How to search for a string in text files?

I want to check if a string is in a text file. If it is, do X. If it's not, do Y. However, this code always returns True for some reason. Can anyone see what is wrong?

def check():
    datafile = file('example.txt')
    found = False
    for line in datafile:
        if blabla in line:
            found = True
            break

check()
if True:
    print "true"
else:
    print "false"

Solution 1:

The reason why you always got True has already been given, so I'll just offer another suggestion:

If your file is not too large, you can read it into a string, and just use that (easier and often faster than reading and checking line per line):

with open('example.txt') as f:
    if 'blabla' in f.read():
        print("true")

Another trick: you can alleviate the possible memory problems by using mmap.mmap() to create a "string-like" object that uses the underlying file (instead of reading the whole file in memory):

import mmap

with open('example.txt') as f:
    s = mmap.mmap(f.fileno(), 0, access=mmap.ACCESS_READ)
    if s.find('blabla') != -1:
        print('true')

NOTE: in python 3, mmaps behave like bytearray objects rather than strings, so the subsequence you look for with find() has to be a bytes object rather than a string as well, eg. s.find(b'blabla'):

#!/usr/bin/env python3
import mmap

with open('example.txt', 'rb', 0) as file, \
     mmap.mmap(file.fileno(), 0, access=mmap.ACCESS_READ) as s:
    if s.find(b'blabla') != -1:
        print('true')

You could also use regular expressions on mmap e.g., case-insensitive search: if re.search(br'(?i)blabla', s):

Solution 2:

As Jeffrey Said, you are not checking the value of check(). In addition, your check() function is not returning anything. Note the difference:

def check():
    with open('example.txt') as f:
        datafile = f.readlines()
    found = False  # This isn't really necessary
    for line in datafile:
        if blabla in line:
            # found = True # Not necessary
            return True
    return False  # Because you finished the search without finding

Then you can test the output of check():

if check():
    print('True')
else:
    print('False')

Solution 3:

Here's another way to possibly answer your question using the find function which gives you a literal numerical value of where something truly is

open('file', 'r').read().find('')

in find write the word you want to find and 'file' stands for your file name

Solution 4:

if True:
    print "true"

This always happens because True is always True.

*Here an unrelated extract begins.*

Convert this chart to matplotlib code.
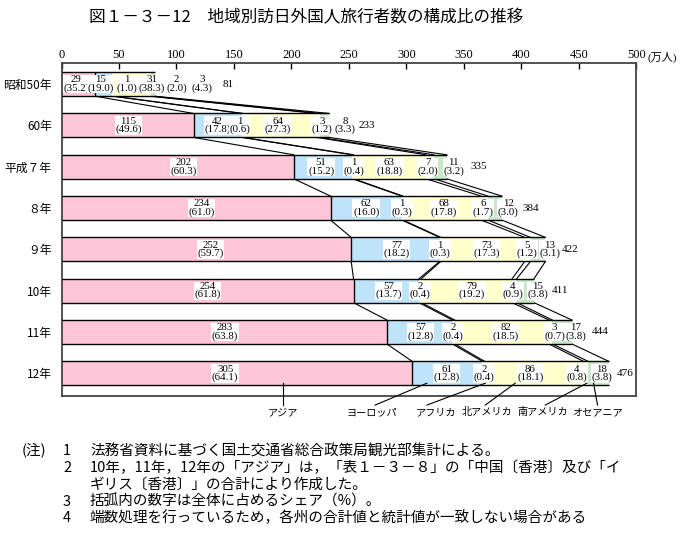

You want something like this:

if check():
    print "true"
else:
    print "false"

Good luck!

Solution 5:

I made a little function for this purpose. It searches for a word in the input file and then adds it to the output file.

def searcher(outf, inf, string):
    with open(outf, 'a') as f1:
        if string in open(inf).read():
            f1.write(string)
  • outf is the output file
  • inf is the input file
  • string is of course, the desired string that you wish to find and add to outf.